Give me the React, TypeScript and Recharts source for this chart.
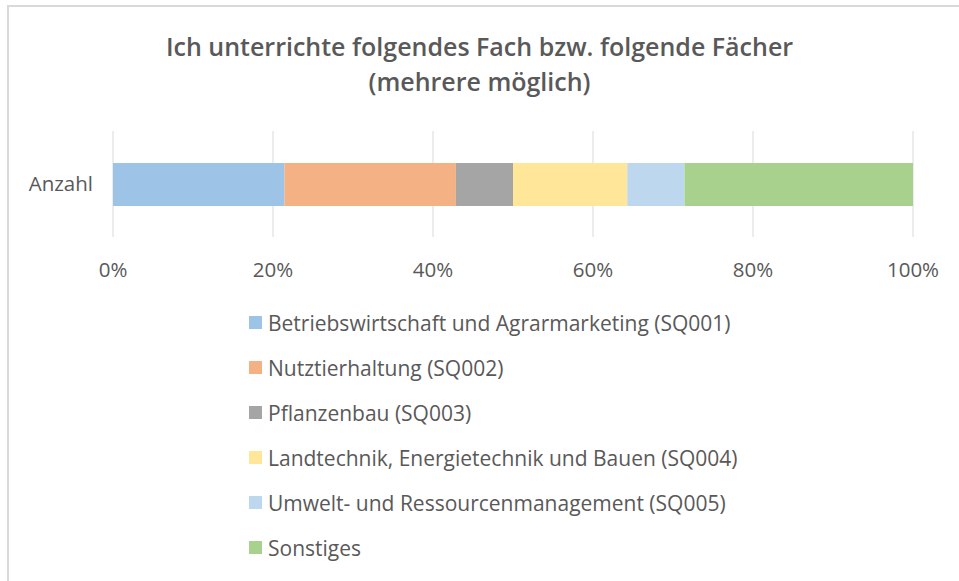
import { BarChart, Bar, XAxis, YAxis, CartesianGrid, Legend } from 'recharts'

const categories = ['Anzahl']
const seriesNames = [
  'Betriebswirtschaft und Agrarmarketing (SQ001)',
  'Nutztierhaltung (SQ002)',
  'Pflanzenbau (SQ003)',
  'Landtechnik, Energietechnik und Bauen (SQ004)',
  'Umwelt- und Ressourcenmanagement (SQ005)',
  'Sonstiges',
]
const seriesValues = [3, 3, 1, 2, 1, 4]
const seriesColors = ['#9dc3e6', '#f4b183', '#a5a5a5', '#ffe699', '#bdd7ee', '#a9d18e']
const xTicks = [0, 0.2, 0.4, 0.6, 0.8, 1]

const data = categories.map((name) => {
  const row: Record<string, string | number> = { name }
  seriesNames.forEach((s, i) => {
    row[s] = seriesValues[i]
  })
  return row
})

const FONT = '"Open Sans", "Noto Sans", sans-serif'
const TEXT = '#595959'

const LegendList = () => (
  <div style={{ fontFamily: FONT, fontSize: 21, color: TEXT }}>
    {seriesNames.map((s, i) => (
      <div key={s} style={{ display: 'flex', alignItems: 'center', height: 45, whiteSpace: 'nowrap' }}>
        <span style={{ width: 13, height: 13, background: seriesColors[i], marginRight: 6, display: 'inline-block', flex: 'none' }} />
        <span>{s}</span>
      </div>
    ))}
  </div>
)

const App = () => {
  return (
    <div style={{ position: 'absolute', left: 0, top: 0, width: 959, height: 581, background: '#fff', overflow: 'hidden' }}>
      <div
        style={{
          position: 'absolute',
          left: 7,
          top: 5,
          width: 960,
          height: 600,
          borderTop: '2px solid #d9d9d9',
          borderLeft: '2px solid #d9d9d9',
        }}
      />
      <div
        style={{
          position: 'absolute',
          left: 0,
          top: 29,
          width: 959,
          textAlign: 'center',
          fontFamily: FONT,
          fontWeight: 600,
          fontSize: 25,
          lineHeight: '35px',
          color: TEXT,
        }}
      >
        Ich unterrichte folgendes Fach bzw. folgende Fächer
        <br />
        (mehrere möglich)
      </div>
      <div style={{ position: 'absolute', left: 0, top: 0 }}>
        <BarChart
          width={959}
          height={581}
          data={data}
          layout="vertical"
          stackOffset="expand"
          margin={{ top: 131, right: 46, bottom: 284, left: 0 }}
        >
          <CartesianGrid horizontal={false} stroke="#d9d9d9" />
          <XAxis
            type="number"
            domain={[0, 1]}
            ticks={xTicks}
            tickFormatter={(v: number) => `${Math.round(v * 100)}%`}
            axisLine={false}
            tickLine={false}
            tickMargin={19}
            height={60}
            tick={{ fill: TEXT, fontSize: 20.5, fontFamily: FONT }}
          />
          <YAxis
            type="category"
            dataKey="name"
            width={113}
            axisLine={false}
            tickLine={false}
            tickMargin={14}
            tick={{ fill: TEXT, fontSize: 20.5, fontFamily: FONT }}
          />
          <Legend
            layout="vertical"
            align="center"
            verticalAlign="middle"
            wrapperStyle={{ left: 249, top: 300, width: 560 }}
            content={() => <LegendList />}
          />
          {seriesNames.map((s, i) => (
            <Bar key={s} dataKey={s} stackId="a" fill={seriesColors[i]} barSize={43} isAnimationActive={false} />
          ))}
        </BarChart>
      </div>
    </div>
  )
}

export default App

────────────────────

- [WRITTEN EXERCISE]: Repeat the material above in full and exactly, apart from the pictures.

- [ANSWER TO THIS TASK]:
Give me the React, TypeScript and Recharts source for this chart.
import { BarChart, Bar, XAxis, YAxis, CartesianGrid, Legend } from 'recharts'

const categories = ['Anzahl']
const seriesNames = [
  'Betriebswirtschaft und Agrarmarketing (SQ001)',
  'Nutztierhaltung (SQ002)',
  'Pflanzenbau (SQ003)',
  'Landtechnik, Energietechnik und Bauen (SQ004)',
  'Umwelt- und Ressourcenmanagement (SQ005)',
  'Sonstiges',
]
const seriesValues = [3, 3, 1, 2, 1, 4]
const seriesColors = ['#9dc3e6', '#f4b183', '#a5a5a5', '#ffe699', '#bdd7ee', '#a9d18e']
const xTicks = [0, 0.2, 0.4, 0.6, 0.8, 1]

const data = categories.map((name) => {
  const row: Record<string, string | number> = { name }
  seriesNames.forEach((s, i) => {
    row[s] = seriesValues[i]
  })
  return row
})

const FONT = '"Open Sans", "Noto Sans", sans-serif'
const TEXT = '#595959'

const LegendList = () => (
  <div style={{ fontFamily: FONT, fontSize: 21, color: TEXT }}>
    {seriesNames.map((s, i) => (
      <div key={s} style={{ display: 'flex', alignItems: 'center', height: 45, whiteSpace: 'nowrap' }}>
        <span style={{ width: 13, height: 13, background: seriesColors[i], marginRight: 6, display: 'inline-block', flex: 'none' }} />
        <span>{s}</span>
      </div>
    ))}
  </div>
)

const App = () => {
  return (
    <div style={{ position: 'absolute', left: 0, top: 0, width: 959, height: 581, background: '#fff', overflow: 'hidden' }}>
      <div
        style={{
          position: 'absolute',
          left: 7,
          top: 5,
          width: 960,
          height: 600,
          borderTop: '2px solid #d9d9d9',
          borderLeft: '2px solid #d9d9d9',
        }}
      />
      <div
        style={{
          position: 'absolute',
          left: 0,
          top: 29,
          width: 959,
          textAlign: 'center',
          fontFamily: FONT,
          fontWeight: 600,
          fontSize: 25,
          lineHeight: '35px',
          color: TEXT,
        }}
      >
        Ich unterrichte folgendes Fach bzw. folgende Fächer
        <br />
        (mehrere möglich)
      </div>
      <div style={{ position: 'absolute', left: 0, top: 0 }}>
        <BarChart
          width={959}
          height={581}
          data={data}
          layout="vertical"
          stackOffset="expand"
          margin={{ top: 131, right: 46, bottom: 284, left: 0 }}
        >
          <CartesianGrid horizontal={false} stroke="#d9d9d9" />
          <XAxis
            type="number"
            domain={[0, 1]}
            ticks={xTicks}
            tickFormatter={(v: number) => `${Math.round(v * 100)}%`}
            axisLine={false}
            tickLine={false}
            tickMargin={19}
            height={60}
            tick={{ fill: TEXT, fontSize: 20.5, fontFamily: FONT }}
          />
          <YAxis
            type="category"
            dataKey="name"
            width={113}
            axisLine={false}
            tickLine={false}
            tickMargin={14}
            tick={{ fill: TEXT, fontSize: 20.5, fontFamily: FONT }}
          />
          <Legend
            layout="vertical"
            align="center"
            verticalAlign="middle"
            wrapperStyle={{ left: 249, top: 300, width: 560 }}
            content={() => <LegendList />}
          />
          {seriesNames.map((s, i) => (
            <Bar key={s} dataKey={s} stackId="a" fill={seriesColors[i]} barSize={43} isAnimationActive={false} />
          ))}
        </BarChart>
      </div>
    </div>
  )
}

export default App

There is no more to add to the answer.